→ Set exercise
Quote the whole listing exactly. Leave the pictures out of your copy.

<<<<

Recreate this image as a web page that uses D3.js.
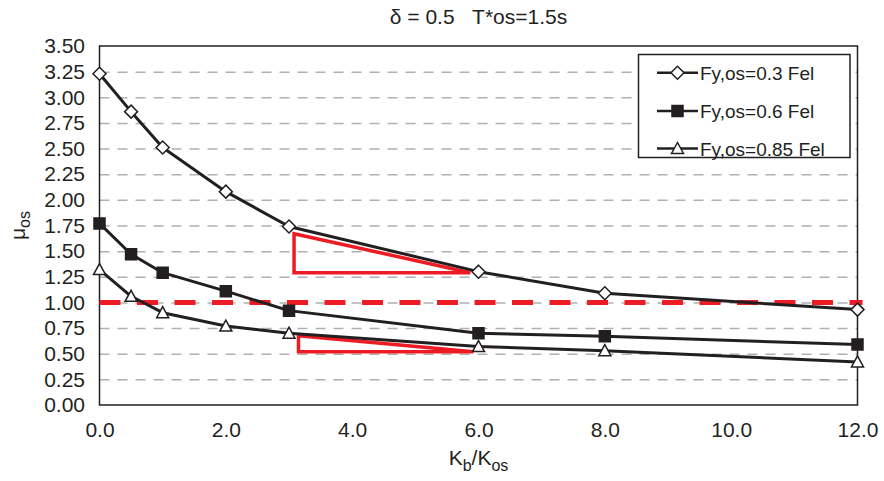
<!DOCTYPE html>
<html>
<head>
<meta charset="utf-8">
<script src="https://cdn.jsdelivr.net/npm/d3@7"></script>
<style>
  html, body { margin: 0; padding: 0; background: #fff; }
  svg { display: block; font-family: "Liberation Sans", Arial, sans-serif; }
</style>
</head>
<body>
<svg id="chart" width="884" height="481"></svg>
<script>
// ---- data ----
const xValues = [0, 0.5, 1, 2, 3, 6, 8, 12];
const seriesNames = ["Fy,os=0.3 Fel", "Fy,os=0.6 Fel", "Fy,os=0.85 Fel"];
const mu03 = [3.23, 2.86, 2.51, 2.08, 1.74, 1.30, 1.09, 0.93];
const mu06 = [1.77, 1.47, 1.29, 1.11, 0.92, 0.70, 0.67, 0.59];
const mu085 = [1.32, 1.06, 0.90, 0.77, 0.70, 0.57, 0.53, 0.42];
const xTicks = [0, 2, 4, 6, 8, 10, 12];
const yTicks = [0, 0.25, 0.5, 0.75, 1, 1.25, 1.5, 1.75, 2, 2.25, 2.5, 2.75, 3, 3.25, 3.5];
const refValue = 1.0;
const refExtent = [0, 12.08];
const triangle1 = [[3.08, 1.67], [3.08, 1.29], [5.87, 1.29]];
const triangle2 = [[3.15, 0.675], [3.15, 0.52], [5.92, 0.52]];
const titleText = "δ = 0.5   T*os=1.5s";

// ---- layout ----
const svg = d3.select("#chart");
const L = 99.5, R = 857.5, T = 46, B = 405;
const x = d3.scaleLinear().domain([0, 12]).range([L, R]);
const y = d3.scaleLinear().domain([0, 3.5]).range([B, T]);
const ink = "#231f20";
const red = "#ed1c24";

// gridlines
svg.append("g")
  .attr("transform", `translate(${L},0)`)
  .call(d3.axisLeft(y).tickValues(yTicks.filter(v => v > 0 && v < 3.5)).tickSize(-(R - L)).tickFormat(""))
  .call(g => g.select(".domain").remove())
  .call(g => g.selectAll("line").attr("stroke", "#b0b0b0").attr("stroke-width", 1.5).attr("stroke-dasharray", "10 8"));

// y axis labels
svg.append("g")
  .attr("transform", `translate(${L},0)`)
  .call(d3.axisLeft(y).tickValues(yTicks).tickSize(0).tickPadding(14.5).tickFormat(d3.format(".2f")))
  .call(g => g.select(".domain").remove())
  .call(g => g.selectAll("text").attr("font-size", 21).attr("fill", ink).attr("font-family", null));

// x axis labels
svg.append("g")
  .attr("transform", `translate(0,${B})`)
  .call(d3.axisBottom(x).tickValues(xTicks).tickSize(0).tickPadding(17).tickFormat(d3.format(".1f")))
  .call(g => g.select(".domain").remove())
  .call(g => g.selectAll("text").attr("font-size", 21).attr("fill", ink).attr("font-family", null));

// frame
svg.append("rect")
  .attr("x", L).attr("y", T).attr("width", R - L).attr("height", B - T)
  .attr("fill", "none").attr("stroke", ink).attr("stroke-width", 1.5);

// red reference line
svg.append("line")
  .attr("x1", x(refExtent[0])).attr("x2", x(refExtent[1]))
  .attr("y1", y(refValue)).attr("y2", y(refValue))
  .attr("stroke", red).attr("stroke-width", 5).attr("stroke-dasharray", "21 16.5");

// red triangles
const triLine = d3.line().x(d => x(d[0])).y(d => y(d[1]));
[triangle1, triangle2].forEach(tri => {
  svg.append("path")
    .attr("d", triLine(tri) + "Z")
    .attr("fill", "none").attr("stroke", red).attr("stroke-width", 3.5)
    .attr("stroke-linejoin", "miter");
});

// series
const markerPaths = {
  diamond: "M0,-6.5L6.5,0L0,6.5L-6.5,0Z",
  square: "M-5.5,-5.5H5.5V5.5H-5.5Z",
  triangle: "M0,-6L6,5H-6Z"
};
const series = [
  { name: seriesNames[0], values: mu03, marker: "diamond", fill: "#fff" },
  { name: seriesNames[1], values: mu06, marker: "square", fill: ink },
  { name: seriesNames[2], values: mu085, marker: "triangle", fill: "#fff" }
];
const line = d3.line().x(d => x(d[0])).y(d => y(d[1]));
series.forEach(s => {
  const pts = xValues.map((xv, i) => [xv, s.values[i]]);
  svg.append("path").attr("d", line(pts))
    .attr("fill", "none").attr("stroke", ink).attr("stroke-width", 3).attr("stroke-linejoin", "round");
  svg.append("g").selectAll("path").data(pts).join("path")
    .attr("transform", d => `translate(${x(d[0])},${y(d[1])})`)
    .attr("d", markerPaths[s.marker])
    .attr("fill", s.fill).attr("stroke", ink).attr("stroke-width", 1.5);
});

// legend
const lg = svg.append("g");
lg.append("rect").attr("x", 638.5).attr("y", 54.5).attr("width", 211.5).attr("height", 103)
  .attr("fill", "#fff").attr("stroke", ink).attr("stroke-width", 1.5);
const rowY = [72.7, 111, 148.5];
series.forEach((s, i) => {
  const gy = rowY[i];
  lg.append("line").attr("x1", 657).attr("x2", 698).attr("y1", gy).attr("y2", gy)
    .attr("stroke", ink).attr("stroke-width", 2.5);
  lg.append("path").attr("transform", `translate(677.5,${gy})`).attr("d", markerPaths[s.marker])
    .attr("fill", s.fill).attr("stroke", ink).attr("stroke-width", 1.5);
  lg.append("text").attr("x", 700).attr("y", gy + 7).attr("font-size", 19).attr("fill", ink).text(s.name);
});

// title
svg.append("text").attr("x", (L + R) / 2).attr("y", 24).attr("text-anchor", "middle")
  .attr("font-size", 21).attr("fill", ink).style("white-space", "pre").text(titleText);

// x axis title
const xt = svg.append("text").attr("x", (L + R) / 2).attr("y", 465).attr("text-anchor", "middle")
  .attr("font-size", 21).attr("fill", ink);
xt.append("tspan").text("K");
xt.append("tspan").attr("font-size", 16).attr("dy", 6).text("b");
xt.append("tspan").attr("dy", -6).text("/K");
xt.append("tspan").attr("font-size", 16).attr("dy", 6).text("os");

// y axis title
const yt = svg.append("text").attr("transform", `translate(25,${(T + B) / 2}) rotate(-90)`)
  .attr("text-anchor", "middle").attr("font-size", 21).attr("fill", ink);
yt.append("tspan").text("μ");
yt.append("tspan").attr("font-size", 16).attr("dy", 5).text("os");
</script>
</body>
</html>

>>>>

→ Exercise output
Recreate this image as a web page that uses D3.js.
<!DOCTYPE html>
<html>
<head>
<meta charset="utf-8">
<script src="https://cdn.jsdelivr.net/npm/d3@7"></script>
<style>
  html, body { margin: 0; padding: 0; background: #fff; }
  svg { display: block; font-family: "Liberation Sans", Arial, sans-serif; }
</style>
</head>
<body>
<svg id="chart" width="884" height="481"></svg>
<script>
// ---- data ----
const xValues = [0, 0.5, 1, 2, 3, 6, 8, 12];
const seriesNames = ["Fy,os=0.3 Fel", "Fy,os=0.6 Fel", "Fy,os=0.85 Fel"];
const mu03 = [3.23, 2.86, 2.51, 2.08, 1.74, 1.30, 1.09, 0.93];
const mu06 = [1.77, 1.47, 1.29, 1.11, 0.92, 0.70, 0.67, 0.59];
const mu085 = [1.32, 1.06, 0.90, 0.77, 0.70, 0.57, 0.53, 0.42];
const xTicks = [0, 2, 4, 6, 8, 10, 12];
const yTicks = [0, 0.25, 0.5, 0.75, 1, 1.25, 1.5, 1.75, 2, 2.25, 2.5, 2.75, 3, 3.25, 3.5];
const refValue = 1.0;
const refExtent = [0, 12.08];
const triangle1 = [[3.08, 1.67], [3.08, 1.29], [5.87, 1.29]];
const triangle2 = [[3.15, 0.675], [3.15, 0.52], [5.92, 0.52]];
const titleText = "δ = 0.5   T*os=1.5s";

// ---- layout ----
const svg = d3.select("#chart");
const L = 99.5, R = 857.5, T = 46, B = 405;
const x = d3.scaleLinear().domain([0, 12]).range([L, R]);
const y = d3.scaleLinear().domain([0, 3.5]).range([B, T]);
const ink = "#231f20";
const red = "#ed1c24";

// gridlines
svg.append("g")
  .attr("transform", `translate(${L},0)`)
  .call(d3.axisLeft(y).tickValues(yTicks.filter(v => v > 0 && v < 3.5)).tickSize(-(R - L)).tickFormat(""))
  .call(g => g.select(".domain").remove())
  .call(g => g.selectAll("line").attr("stroke", "#b0b0b0").attr("stroke-width", 1.5).attr("stroke-dasharray", "10 8"));

// y axis labels
svg.append("g")
  .attr("transform", `translate(${L},0)`)
  .call(d3.axisLeft(y).tickValues(yTicks).tickSize(0).tickPadding(14.5).tickFormat(d3.format(".2f")))
  .call(g => g.select(".domain").remove())
  .call(g => g.selectAll("text").attr("font-size", 21).attr("fill", ink).attr("font-family", null));

// x axis labels
svg.append("g")
  .attr("transform", `translate(0,${B})`)
  .call(d3.axisBottom(x).tickValues(xTicks).tickSize(0).tickPadding(17).tickFormat(d3.format(".1f")))
  .call(g => g.select(".domain").remove())
  .call(g => g.selectAll("text").attr("font-size", 21).attr("fill", ink).attr("font-family", null));

// frame
svg.append("rect")
  .attr("x", L).attr("y", T).attr("width", R - L).attr("height", B - T)
  .attr("fill", "none").attr("stroke", ink).attr("stroke-width", 1.5);

// red reference line
svg.append("line")
  .attr("x1", x(refExtent[0])).attr("x2", x(refExtent[1]))
  .attr("y1", y(refValue)).attr("y2", y(refValue))
  .attr("stroke", red).attr("stroke-width", 5).attr("stroke-dasharray", "21 16.5");

// red triangles
const triLine = d3.line().x(d => x(d[0])).y(d => y(d[1]));
[triangle1, triangle2].forEach(tri => {
  svg.append("path")
    .attr("d", triLine(tri) + "Z")
    .attr("fill", "none").attr("stroke", red).attr("stroke-width", 3.5)
    .attr("stroke-linejoin", "miter");
});

// series
const markerPaths = {
  diamond: "M0,-6.5L6.5,0L0,6.5L-6.5,0Z",
  square: "M-5.5,-5.5H5.5V5.5H-5.5Z",
  triangle: "M0,-6L6,5H-6Z"
};
const series = [
  { name: seriesNames[0], values: mu03, marker: "diamond", fill: "#fff" },
  { name: seriesNames[1], values: mu06, marker: "square", fill: ink },
  { name: seriesNames[2], values: mu085, marker: "triangle", fill: "#fff" }
];
const line = d3.line().x(d => x(d[0])).y(d => y(d[1]));
series.forEach(s => {
  const pts = xValues.map((xv, i) => [xv, s.values[i]]);
  svg.append("path").attr("d", line(pts))
    .attr("fill", "none").attr("stroke", ink).attr("stroke-width", 3).attr("stroke-linejoin", "round");
  svg.append("g").selectAll("path").data(pts).join("path")
    .attr("transform", d => `translate(${x(d[0])},${y(d[1])})`)
    .attr("d", markerPaths[s.marker])
    .attr("fill", s.fill).attr("stroke", ink).attr("stroke-width", 1.5);
});

// legend
const lg = svg.append("g");
lg.append("rect").attr("x", 638.5).attr("y", 54.5).attr("width", 211.5).attr("height", 103)
  .attr("fill", "#fff").attr("stroke", ink).attr("stroke-width", 1.5);
const rowY = [72.7, 111, 148.5];
series.forEach((s, i) => {
  const gy = rowY[i];
  lg.append("line").attr("x1", 657).attr("x2", 698).attr("y1", gy).attr("y2", gy)
    .attr("stroke", ink).attr("stroke-width", 2.5);
  lg.append("path").attr("transform", `translate(677.5,${gy})`).attr("d", markerPaths[s.marker])
    .attr("fill", s.fill).attr("stroke", ink).attr("stroke-width", 1.5);
  lg.append("text").attr("x", 700).attr("y", gy + 7).attr("font-size", 19).attr("fill", ink).text(s.name);
});

// title
svg.append("text").attr("x", (L + R) / 2).attr("y", 24).attr("text-anchor", "middle")
  .attr("font-size", 21).attr("fill", ink).style("white-space", "pre").text(titleText);

// x axis title
const xt = svg.append("text").attr("x", (L + R) / 2).attr("y", 465).attr("text-anchor", "middle")
  .attr("font-size", 21).attr("fill", ink);
xt.append("tspan").text("K");
xt.append("tspan").attr("font-size", 16).attr("dy", 6).text("b");
xt.append("tspan").attr("dy", -6).text("/K");
xt.append("tspan").attr("font-size", 16).attr("dy", 6).text("os");

// y axis title
const yt = svg.append("text").attr("transform", `translate(25,${(T + B) / 2}) rotate(-90)`)
  .attr("text-anchor", "middle").attr("font-size", 21).attr("fill", ink);
yt.append("tspan").text("μ");
yt.append("tspan").attr("font-size", 16).attr("dy", 5).text("os");
</script>
</body>
</html>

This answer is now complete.